Last week, Sundial Media Group closed on a deal to purchase Refinery 29 from Vice Media. Refinery29 is a women's lifestyle company with editions that cover the United States, United Kingdom, Germany, France, and Australia.
According to Business Wire, Sundial Media Group owns Essence Ventures (ESSENCE including Girls United; AFROPUNK; BeautyCon including Naturally Curly; Essence Studios; ESSENCE Festival of Culture; and SOKO MRKT), Global Black Economic Forum (GBEF), including Academy For Advancing Excellence, and New Voices Fund.
Based on the current holdings of Sundial Media Group, they have a nice stable of companies that are directly or adjacently in the Black media space. With this purchase, there may be a move to consolidate media entities that are directly targeting underrepresented groups such as the global Black audience.
The current state of Black media is interesting. Black Entertainment Television (BET) is still owned by Viacom, which is a subsidiary of National Amusements. National Amusements has a majority of the voting shares in Paramount Global. BET was rumored to be for sale and Tyler Perry made an attempt to purchase it which ultimately didn't fall through and he cited the experience as disrespectful. A purchase by Tyler Perry would have made BET Black-owned again for the first time since its sale in 2001.

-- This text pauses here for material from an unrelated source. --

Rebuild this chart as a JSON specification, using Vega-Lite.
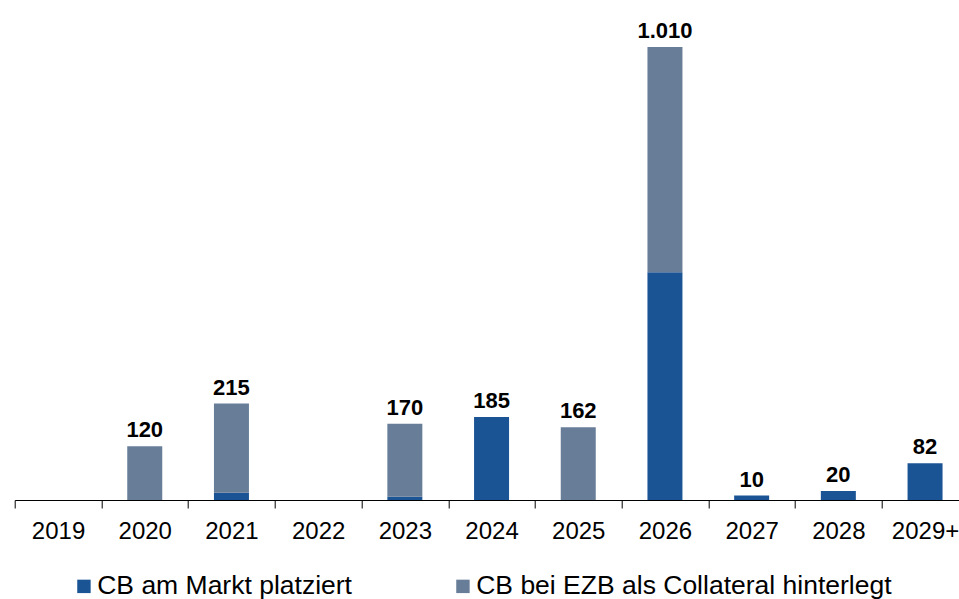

Blavity, Ebony, and Black Enterprise are currently still Black-owned. The Root is owned by G/O Media which is the parent company for Gizmodo, The Onion, Jalopnik, Kotaku, Quartz, and The Inventory. We'll explore the rest of the Black media landscape in articles to come, but this is just a primer. As it stands, there are several media companies whose target audience is Black but they aren't Black-owned. Of course, in the business world, things change hands often. So just because things are as they are now, doesn't mean they will remain this way. We'll circle back.